Plot daily AQI against the 5-day average AQI from 2017-2018

Rolling averages make it easy to identify short-term trends by smoothing out daily fluctuations. pandas makes calculating rolling averages very simple with the pandas.DataFrame.rolling() method. Since I already have a datetime column in my dataframe that includes day, I can pass the argument window = '5D' to .rolling() to specify a 5-day window, that I can then chain mean() to get the 5-day average!

# Add new column containing a rolling 5-day AQI average
aqi_sb['five_day_average'] = aqi_sb['aqi'].rolling(window = '5D').mean()

Now, I am ready to create the AQI plot.

Show code for the AQI plot
# Plot daily AQI against 5-day average ----

# Initialize figure
fig, ax = plt.subplots(figsize=(9,5))

# Add daily and 5-day average AQI
aqi_sb.five_day_average.plot(ax=ax, color = 'firebrick', zorder = 3)
aqi_sb.aqi.plot(ax=ax, color = 'cornflowerblue', zorder = 2)

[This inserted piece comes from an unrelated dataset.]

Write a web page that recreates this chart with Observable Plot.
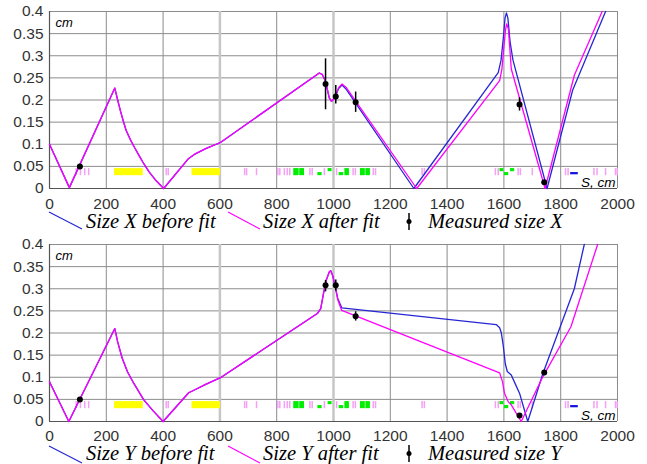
<!DOCTYPE html>
<html><head><meta charset="utf-8">
<script src="https://cdn.jsdelivr.net/npm/d3@7"></script>
<script src="https://cdn.jsdelivr.net/npm/@observablehq/plot@0.6"></script>
<style>
body{margin:0;background:#fff;}
#chart{width:647px;}
.panel{width:647px;height:232px;position:relative;}
.panel > svg{display:block;}
.legend{position:absolute;left:0;top:210px;}
.legend text{font-family:"Liberation Serif","Times New Roman",serif;font-style:italic;font-size:20.5px;fill:#000;}
</style></head><body><div id="chart"></div>
<script>
// ---------- axes ----------
const xTicks = [0,200,400,600,800,1000,1200,1400,1600,1800,2000];
const yTicks = [0,0.05,0.1,0.15,0.2,0.25,0.3,0.35,0.4];
const yTickLabels = ["0","0.05","0.1","0.15","0.2","0.25","0.3","0.35","0.4"];
const emphGrid = [600,1000];

// ---------- panel X ----------
const xBeforeS = [0,70,230,240,250,260,270,285,300,315,332,350,375,402,490,510,550,602,950,960,972,985,993,1005,1018,1030,1045,1283,1580,1590,1598,1604,1609,1614,1622,1632,1752,1842,1958];
const xBeforeV = [0.100,0.002,0.227,0.200,0.175,0.152,0.131,0.110,0.092,0.075,0.056,0.038,0.018,0.0,0.068,0.077,0.090,0.104,0.261,0.258,0.242,0.205,0.197,0.205,0.226,0.234,0.224,0.0,0.262,0.290,0.340,0.385,0.397,0.385,0.330,0.290,0.0,0.222,0.4];
const xAfterS = [0,70,230,240,250,260,270,285,300,315,332,350,375,402,490,510,550,602,950,960,972,985,993,1005,1018,1030,1045,1293,1585,1593,1600,1606,1610,1616,1626,1745,1848,1946];
const xAfterV = [0.100,0.002,0.227,0.200,0.175,0.152,0.131,0.110,0.092,0.075,0.056,0.038,0.018,0.0,0.068,0.077,0.090,0.104,0.261,0.258,0.242,0.205,0.197,0.205,0.228,0.236,0.228,0.0,0.244,0.270,0.320,0.360,0.372,0.360,0.270,0.0,0.256,0.4];
const measXs  = [107,972,1008,1078,1655,1742];
const measXv  = [0.050,0.236,0.208,0.195,0.190,0.014];
const measXlo = [0.047,0.178,0.191,0.172,0.175,0.011];
const measXhi = [0.053,0.293,0.233,0.218,0.205,0.017];

// ---------- panel Y ----------
const yBeforeS = [0,68,230,240,256,275,297,315,332,365,400,490,503,550,602,943,955,965,975,985,990,997,1006,1015,1029,1573,1585,1591,1598,1605,1612,1626,1640,1655,1684,1737,1848,1883];
const yBeforeV = [0.090,0.0,0.210,0.180,0.143,0.112,0.086,0.067,0.049,0.024,0.0,0.065,0.069,0.084,0.099,0.244,0.255,0.290,0.320,0.338,0.341,0.330,0.305,0.278,0.257,0.219,0.212,0.200,0.170,0.130,0.113,0.105,0.085,0.064,0.0,0.108,0.300,0.4];
const yAfterS = [0,68,230,240,256,275,297,315,332,365,400,490,503,550,602,943,955,965,975,985,990,997,1006,1015,1029,1585,1595,1602,1615,1626,1661,1737,1836,1930];
const yAfterV = [0.090,0.0,0.210,0.180,0.143,0.112,0.086,0.067,0.049,0.024,0.0,0.065,0.069,0.084,0.099,0.244,0.255,0.290,0.320,0.338,0.341,0.330,0.305,0.275,0.251,0.110,0.090,0.064,0.045,0.0375,0.0,0.101,0.214,0.4];
const measYs  = [107,972,1008,1078,1655,1742];
const measYv  = [0.0495,0.308,0.308,0.238,0.0135,0.111];
const measYlo = [0.047,0.293,0.295,0.227,0.011,0.108];
const measYhi = [0.052,0.319,0.320,0.248,0.016,0.114];

// ---------- lattice elements ----------
const dipoleStart = [229,502];
const dipoleEnd   = [330,602];
const quadStart = [860,881,1040,1095,1114];
const quadEnd   = [879,898,1056,1112,1130];
const quadHiStart = [981,1586,1623];
const quadHiEnd   = [995,1600,1638];
const quadLoStart = [945,1020,1602];
const quadLoEnd   = [960,1036,1617];
const blueElStart = [1835];
const blueElEnd   = [1862];
const thinElements = [94,109,124,138,411,418,687,694,729,804,811,827,837,846,917,925,968,1011,1069,1077,1140,1148,1312,1320,1570,1580,1650,1658,1700,1817,1826,1917,1928,1958,1993,1999];
const elLow = 0.029, elHigh = 0.045, elMid = 0.037;

const zip = (s, v) => s.map((d, i) => ({s: d, v: v[i]}));
const spans = (a, b, y1, y2) => a.map((d, i) => ({x1: d, x2: b[i], y1, y2}));

const BLUE = "#2626d4", MAG = "#ff00ff";

function panel(cfg) {
  const meas = cfg.ms.map((d, i) => ({s: d, v: cfg.mv[i], lo: cfg.mlo[i], hi: cfg.mhi[i]}));
  const H = 232;
  const plot = Plot.plot({
    width: 647, height: H,
    marginLeft: 49, marginRight: 30, marginTop: cfg.mt, marginBottom: H - cfg.mt - 177,
    style: {fontFamily: "'Liberation Sans', Arial, sans-serif", fontSize: "15.5px", color: "#333", background: "#fff"},
    x: {domain: [0, 2000], ticks: xTicks, tickSize: 0, tickPadding: cfg.tp, label: null, tickFormat: d => String(d)},
    y: {domain: [0, 0.4], ticks: yTicks, tickSize: 0, tickPadding: 6, label: null, tickFormat: d => yTickLabels[yTicks.indexOf(d)]},
    marks: [
      Plot.ruleX(xTicks, {stroke: "#8c8c8c", strokeWidth: 1}),
      Plot.ruleY(yTicks, {stroke: "#8c8c8c", strokeWidth: 1}),
      Plot.ruleX(emphGrid, {stroke: "#c6c6c6", strokeWidth: 2.5}),
      Plot.ruleX([0], {stroke: "#555", strokeWidth: 1.2}),
      Plot.ruleY([0], {stroke: "#555", strokeWidth: 1.2}),
      // lattice elements
      Plot.ruleX(thinElements, {y1: elLow, y2: elHigh, stroke: "#f4a0f4", strokeWidth: 1.5}),
      Plot.rect(spans(dipoleStart, dipoleEnd, elLow, elHigh), {x1: "x1", x2: "x2", y1: "y1", y2: "y2", fill: "#ffff00"}),
      Plot.rect(spans(quadStart, quadEnd, elLow, elHigh), {x1: "x1", x2: "x2", y1: "y1", y2: "y2", fill: "#00ee00"}),
      Plot.rect(spans(quadHiStart, quadHiEnd, elMid + 0.001, elHigh), {x1: "x1", x2: "x2", y1: "y1", y2: "y2", fill: "#00ee00"}),
      Plot.rect(spans(quadLoStart, quadLoEnd, elLow, elMid - 0.001), {x1: "x1", x2: "x2", y1: "y1", y2: "y2", fill: "#00ee00"}),
      Plot.rect(spans(blueElStart, blueElEnd, 0.031, 0.036), {x1: "x1", x2: "x2", y1: "y1", y2: "y2", fill: "#1010e0"}),
      // curves
      Plot.line(zip(cfg.bs, cfg.bv), {x: "s", y: "v", stroke: BLUE, strokeWidth: 1.3}),
      Plot.line(zip(cfg.as, cfg.av), {x: "s", y: "v", stroke: MAG, strokeWidth: 1.3}),
      // measurements
      Plot.ruleX(meas, {x: "s", y1: "lo", y2: "hi", stroke: "#000", strokeWidth: 1.5}),
      Plot.dot(meas, {x: "s", y: "v", r: 3, fill: "#000"}),
      // labels
      Plot.text(["cm"], {frameAnchor: "top-left", textAnchor: "start", lineAnchor: "bottom", dx: 6, dy: 15, fontStyle: "italic", fontSize: 13, fill: "#000"}),
      Plot.text(["S, cm"], {frameAnchor: "bottom-right", textAnchor: "end", lineAnchor: "bottom", dx: -2, dy: -2, fontStyle: "italic", fontSize: 13.5, fill: "#000"})
    ]
  });
  const div = document.createElement("div");
  div.className = "panel";
  div.appendChild(plot);
  const leg = d3.create("svg").attr("class", "legend").attr("width", 647).attr("height", 22);
  leg.append("line").attr("x1", 49).attr("y1", cfg.ly).attr("x2", 82).attr("y2", cfg.ly + 17).attr("stroke", BLUE).attr("stroke-width", 1.2);
  leg.append("text").attr("x", 86).attr("y", 18).text(cfg.names[0]);
  leg.append("line").attr("x1", 228).attr("y1", cfg.ly).attr("x2", 260).attr("y2", cfg.ly + 17).attr("stroke", MAG).attr("stroke-width", 1.2);
  leg.append("text").attr("x", 263).attr("y", 18).text(cfg.names[1]);
  leg.append("line").attr("x1", 409).attr("y1", 3).attr("x2", 409).attr("y2", 20).attr("stroke", "#000").attr("stroke-width", 1.5);
  leg.append("circle").attr("cx", 409).attr("cy", 11.5).attr("r", 2.5).attr("fill", "#000");
  leg.append("text").attr("x", 428).attr("y", 18).text(cfg.names[2]);
  div.appendChild(leg.node());
  return div;
}

const root = document.getElementById("chart");
root.appendChild(panel({mt: 11, tp: 9, ly: 2, bs: xBeforeS, bv: xBeforeV, as: xAfterS, av: xAfterV,
  ms: measXs, mv: measXv, mlo: measXlo, mhi: measXhi,
  names: ["Size X before fit", "Size X after fit", "Measured size X"]}));
root.appendChild(panel({mt: 12, tp: 8, ly: 4, bs: yBeforeS, bv: yBeforeV, as: yAfterS, av: yAfterV,
  ms: measYs, mv: measYv, mlo: measYlo, mhi: measYhi,
  names: ["Size Y before fit", "Size Y after fit", "Measured size Y"]}));
</script>
</body></html>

# Add AQI labels for unhealthy levels
ax.axhspan(150, 151.5, facecolor = "dimgrey", alpha = 0.8)
ax.text(x = pd.to_datetime('2017-01-10'), y = 155, s = 'Unhealthy', color = 'dimgrey')
ax.axhspan(200, 202, facecolor = "dimgrey", alpha = 0.8)
ax.text(x = pd.to_datetime('2017-01-10'), y = 205, s = 'Very Unhealthy', color = 'dimgrey')
ax.axhspan(300, 301, facecolor = "dimgrey", alpha = 0.8)
ax.text(x = pd.to_datetime('2017-01-10'), y = 305, s = 'Hazardous', color = 'dimgrey')

# Update axis labels and title
plt.xlabel('Date')
plt.ylabel('AQI')
plt.title('AQI during the 2017 Thomas Fire in Santa Barbara County')

# Add legend
ax.legend(labels = ['5-day average AQI', 'Daily AQI'])

# Add label indicating the Thomas Fire
ax.axvline(x = pd.to_datetime('2017-12-01'), color = 'dimgrey', linestyle = 'dashed')
ax.text(x = pd.to_datetime('2017-08-25'), y = 255, s = 'Thomas Fire', color = 'dimgrey')

# Update grid lines
ax.grid(axis = 'y', linewidth = 0.2)

plt.show()

Conclusion

For this analysis, I bring my newly aquired skills working with tabular and spatial data in Python together to visualize the impact of the 2017 Thomas Fire on Santa Barbara county. Using false color imagery, I highlight the burn scar. Then, I use daily AQI data to create a plot that accompanies the burn scar map.